While in Durham, North Carolina this week, President Barack Obama announced a new initiative to train more than 10,000 engineers. He explained that a strong economy depends heavily on innovation and manufacturing and that we need to increase our presence in these areas.
The President’s Council on Jobs and Competitiveness, led by Commerce Secretary Gary Locke and CEOs, met on Centennial Campus at Cree, Inc. to discuss these important employment issues. As Sen. Kay Hagan explained, the conference was put together to spotlight the state’s advanced edge in technology and engineering.
Chancellor Woodson said, “The job council is all about what we can do immediately to stimulate employment—to get more people back to work. The administration came here because they wanted to see the FREEDM Center, which is a center focused on power distribution, but there are a lot of small companies in the Triangle that are involved in this part of creation of new jobs.”
STEM is Where It’s At
Obama explained, while touring the technology company Cree, Inc. that the jobs of the future are part of STEM – science, technology, engineering and math. He said,
“These are the jobs that China and India are cranking out. Those students are hungry because they understand if they get those skills they can find a good job, they can create companies, they can create businesses, create wealth.”

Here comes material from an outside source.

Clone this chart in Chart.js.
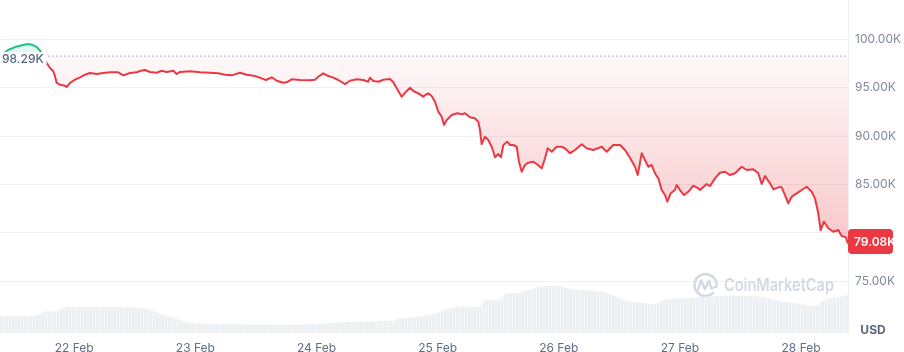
<!DOCTYPE html>
<html><head><meta charset="utf-8">
<script src="https://cdn.jsdelivr.net/npm/chart.js@4.4.1/dist/chart.umd.min.js"></script>
<style>html,body{margin:0;padding:0;background:#fff}#wrap{width:904px;height:352px;position:relative}</style>
</head><body><div id="wrap"><canvas id="c" width="904" height="352"></canvas></div>
<script>
// hours counted from 21 Feb 00:00
const priceHours = [9.3,10.88,12.27,13.86,14.85,15.84,16.63,17.42,
17.88,18.55,19.21,19.86,20.2,20.53,21.19,22.18,22.51,23.17,
24.16,25.15,26.14,27.13,28.46,29.77,31.09,32.74,33.73,35.05,
36.38,37.04,38.03,39.02,40.34,41.33,42.33,43.63,44.31,44.96,
46.94,48.92,50.9,52.55,53.88,55.2,56.85,58.17,59.82,61.14,
62.0,63.13,64.12,65.43,66.1,67.09,68.73,70.71,71.7,72.36,
73.35,74.34,75.33,76.32,77.65,78.64,79.97,81.27,82.26,82.6,
83.25,84.25,85.24,86.56,87.22,87.89,88.88,89.73,90.53,91.18,
92.17,93.16,93.5,94.15,94.82,95.48,96.13,96.81,97.26,97.8,
98.79,99.9,100.77,101.42,102.41,103.4,104.06,104.39,104.73,105.38,
106.04,106.71,107.37,108.02,108.55,109.01,109.8,110.34,111.0,111.66,
112.12,112.65,113.31,113.96,114.95,115.62,116.62,117.27,117.81,118.6,
119.59,120.58,121.23,122.22,123.21,124.54,125.53,126.84,128.5,129.49,
130.8,132.13,133.12,134.11,135.1,135.64,136.43,137.08,137.74,138.41,
139.06,139.72,140.39,141.05,141.5,142.17,143.02,143.36,144.01,144.81,
145.66,146.65,147.64,147.98,149.3,149.96,150.95,151.94,152.93,153.92,
154.91,156.24,157.23,158.54,159.53,160.2,160.86,161.85,162.5,163.49,
164.16,164.82,165.47,166.14,167.13,168.12,169.11,170.1,170.75,171.41,
171.88,172.54,173.39,174.38,175.37,176.05,176.9,177.24,177.3];
// price in thousands of USD
const priceValues = [98.29,98.91,99.22,99.43,99.53,99.43,99.22,98.71,
98.26,97.57,97.05,96.71,96.19,95.50,95.32,95.22,95.08,95.50,
95.84,96.09,96.36,96.53,96.43,96.53,96.60,96.60,96.29,96.53,
96.60,96.74,96.84,96.64,96.56,96.77,96.64,96.77,96.43,96.64,
96.71,96.60,96.56,96.50,96.36,96.29,96.56,96.36,96.22,95.98,
95.81,96.09,95.73,95.53,95.57,95.88,95.81,95.78,95.84,96.15,
96.50,96.22,96.05,95.81,95.39,95.73,95.88,95.81,95.63,96.05,
95.70,95.63,95.84,95.91,95.57,94.95,94.08,94.60,95.01,94.67,
94.43,94.08,94.25,94.43,94.15,93.56,92.53,92.01,91.15,91.67,
92.18,92.36,92.26,92.36,91.95,91.84,91.49,90.63,89.18,89.94,
89.60,88.90,87.81,88.15,87.81,89.08,89.42,89.08,89.08,88.90,
87.35,86.31,87.01,87.25,87.35,87.11,86.67,87.70,88.74,88.39,
88.90,88.90,88.74,88.22,88.56,89.15,88.74,88.56,88.90,88.39,
89.08,89.08,88.56,87.76,86.83,85.97,88.22,87.53,86.83,87.01,
86.15,85.63,84.42,83.90,83.21,84.08,84.42,84.94,84.42,83.90,
84.24,84.87,84.60,84.42,85.04,84.83,85.63,86.21,86.31,85.97,
86.15,86.83,86.49,86.56,86.15,85.04,85.87,85.11,84.49,84.70,
84.70,83.90,83.04,83.73,84.08,84.42,84.76,84.24,83.56,82.01,
80.28,81.14,80.46,80.10,80.28,79.66,79.52,78.93,79.08];
const volumeHours = [9.3,13.26,16.63,17.62,20.79,21.78,25.15,31.09,37.63,39.61,41.99,43.97,46.35,48.92,58.83,68.73,75.27,78.64,87.16,88.54,92.51,96.47,98.45,101.42,104.39,105.38,108.36,109.35,112.32,115.29,118.26,120.24,123.21,128.17,131.14,133.12,136.09,139.06,141.04,145.99,151.94,159.86,163.83,167.79,170.76,172.74,175.31,177.3];
// relative volume (billions USD, estimated)
const volumeValues = [1.7,1.7,1.75,2.1,2.2,2.55,2.6,2.6,2.5,2.2,1.8,1.5,1.05,0.95,0.85,0.85,1.0,1.1,1.25,1.45,1.65,2.1,2.5,2.65,2.65,3.25,3.35,3.9,4.05,4.5,4.75,4.65,4.35,4.15,3.7,3.25,3.05,2.9,3.35,3.5,3.7,3.65,3.2,2.9,2.75,3.3,3.6,3.8];
const tickHours = [24,48,72,96,120,144,168];
const tickLabels = ['22 Feb','23 Feb','24 Feb','25 Feb','26 Feb','27 Feb','28 Feb'];
const yTickValues = [75,80,85,90,95,100];
const openPrice = 98.29;
const lastPrice = 79.08;

const GREEN = '#16c784', RED = '#ea3943';

function stripePattern(){
  const c = document.createElement('canvas'); c.width = 3; c.height = 1;
  const g = c.getContext('2d');
  g.fillStyle = '#edf0f3'; g.fillRect(0,0,3,1);
  g.fillStyle = '#f3f5f7'; g.fillRect(2,0,1,1);
  return g.createPattern(c,'repeat');
}

const zeroPad = s => { s.paddingTop = 0; s.paddingBottom = 0; s.paddingLeft = 0; s.paddingRight = 0; };

const overlay = {
  id: 'overlay',
  beforeDatasetsDraw(chart){
    const {ctx} = chart;
    ctx.save();
    // watermark
    ctx.strokeStyle = '#d3d9e3'; ctx.lineWidth = 2.4; ctx.lineCap = 'round'; ctx.lineJoin = 'round';
    ctx.beginPath(); ctx.arc(705.5, 285, 11, 0.25*Math.PI, 2.05*Math.PI); ctx.stroke();
    ctx.beginPath();
    ctx.moveTo(698, 290); ctx.lineTo(701, 280.5); ctx.lineTo(705, 289); ctx.lineTo(709, 280.5); ctx.lineTo(711.5, 288.5); ctx.lineTo(715, 287);
    ctx.stroke();
    ctx.fillStyle = '#d3d9e3';
    ctx.font = '600 17px Inter';
    ctx.textBaseline = 'alphabetic'; ctx.textAlign = 'left';
    const text = 'CoinMarketCap';
    const tw = ctx.measureText(text).width;
    ctx.translate(724, 291);
    ctx.scale(110 / tw, 1);
    ctx.fillText(text, 0, 0);
    ctx.restore();
  },
  afterDatasetsDraw(chart){
    const {ctx, chartArea, scales} = chart;
    const yb = scales.y.getPixelForValue(openPrice);
    ctx.save();
    ctx.strokeStyle = '#a1a7bb'; ctx.lineWidth = 1.2; ctx.setLineDash([1.3, 2.7]);
    ctx.beginPath(); ctx.moveTo(chartArea.left, yb); ctx.lineTo(chartArea.right, yb); ctx.stroke();
    ctx.setLineDash([]);
    ctx.font = '500 12px Inter';
    const label = openPrice.toFixed(2) + 'K';
    const w = ctx.measureText(label).width;
    ctx.fillStyle = '#ffffff';
    ctx.fillRect(chartArea.left, yb - 4, w + 5, 12);
    ctx.fillStyle = '#58667e'; ctx.textBaseline = 'middle'; ctx.textAlign = 'left';
    ctx.fillText(label, chartArea.left + 2, yb + 3);
    ctx.restore();
  },
  afterDraw(chart){
    const {ctx, chartArea, scales} = chart;
    const yl = scales.y.getPixelForValue(lastPrice);
    ctx.save();
    ctx.fillStyle = RED;
    ctx.beginPath();
    ctx.roundRect(chartArea.right, yl - 12.5, 45, 25, 4);
    ctx.fill();
    ctx.fillStyle = '#ffffff'; ctx.font = '600 12px Inter';
    ctx.textBaseline = 'middle'; ctx.textAlign = 'left';
    ctx.fillText(lastPrice.toFixed(2) + 'K', chartArea.right + 6, yl + 0.5);
    ctx.fillStyle = '#58667e'; ctx.font = '700 12px Inter'; ctx.textAlign = 'center';
    ctx.fillText('USD', 873, 330);
    ctx.restore();
  }
};

new Chart(document.getElementById('c'), {
  data: {
    datasets: [
      {
        type: 'line',
        data: priceHours.map((h, i) => ({x: h, y: priceValues[i]})),
        yAxisID: 'y',
        borderWidth: 2,
        pointRadius: 0,
        tension: 0,
        borderJoinStyle: 'round',
        borderColor(ctx){
          const {chart} = ctx; const a = chart.chartArea;
          if (!a) return RED;
          const f = Math.min(1, Math.max(0, (chart.scales.y.getPixelForValue(openPrice) - a.top) / (a.bottom - a.top)));
          const g = chart.ctx.createLinearGradient(0, a.top, 0, a.bottom);
          g.addColorStop(0, GREEN); g.addColorStop(f, GREEN);
          g.addColorStop(f, RED); g.addColorStop(1, RED);
          return g;
        },
        backgroundColor(ctx){
          const {chart} = ctx; const a = chart.chartArea;
          if (!a) return 'rgba(234,57,67,0.1)';
          const y0 = chart.scales.y.getPixelForValue(openPrice);
          const y1 = chart.scales.y.getPixelForValue(lastPrice);
          const g = chart.ctx.createLinearGradient(0, y0, 0, y1);
          g.addColorStop(0, 'rgba(234,57,67,0.03)');
          g.addColorStop(1, 'rgba(234,57,67,0.28)');
          return g;
        },
        fill: {target: {value: openPrice}, above: 'rgba(22,199,132,0.12)'}
      },
      {
        type: 'line',
        data: volumeHours.map((h, i) => ({x: h, y: volumeValues[i]})),
        yAxisID: 'yv',
        borderWidth: 0,
        pointRadius: 0,
        tension: 0.35,
        backgroundColor: stripePattern(),
        fill: 'origin'
      }
    ]
  },
  options: {
    responsive: false,
    animation: false,
    devicePixelRatio: 1,
    layout: {padding: 0},
    plugins: {legend: {display: false}, tooltip: {enabled: false}},
    scales: {
      x: {
        type: 'linear', min: 9.3, max: 177.3,
        grid: {display: false, drawTicks: false},
        border: {display: false},
        afterBuildTicks(s){ s.ticks = tickHours.map(v => ({value: v})); },
        afterFit(s){ s.height = 19; zeroPad(s); },
        ticks: {
          padding: 8, maxRotation: 0, autoSkip: false,
          color: '#616e85', font: {family: 'Inter', size: 12},
          callback(v){ const i = tickHours.indexOf(v); return i >= 0 ? tickLabels[i] : ''; }
        }
      },
      y: {
        type: 'linear', position: 'right', min: 69.62, max: 104.09,
        grid: {color: '#eff2f5', lineWidth: 1, drawTicks: false},
        border: {display: true, color: '#eff2f5'},
        afterBuildTicks(s){ s.ticks = yTickValues.map(v => ({value: v})); },
        afterFit(s){ s.width = 56; zeroPad(s); },
        ticks: {
          padding: 7, color: '#808a9d', font: {family: 'Inter', size: 12},
          // the 80K label sits under the current-price badge
          callback(v){ return Math.abs(v - lastPrice) < 2 ? '' : v.toFixed(2) + 'K'; }
        }
      },
      yv: {
        type: 'linear', display: false, min: 0, max: 33.3
      }
    }
  },
  plugins: [overlay]
});
</script>
</body></html>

Focusing In on Fields that Matter
Lawrence Jacobson, executive director of the National Society of Professional Engineers, agrees with Obama that we certainly need to focus on these fields more. As he said, “At the most fundamental level, we need a cultural shift. If we are going to compete, we are going to need to crank out better quality education. The rest of the world is at school 6 days a week. The heroes need to be STEM people, not people that get to dribble a basketball. We can’t assume that we are better than everyone else, because we’re not.”The American Society of Engineering Education explained, in a recent report, that, of the 41,000 masters degrees awarded in engineering in 2009, 44% of them were to foreign nationals. At MIT, for instance, 66% of the graduate student population is foreign. Certainly, all of these professionals agree, we need to work to bring more Americans to the field of engineering to strengthen our economy here.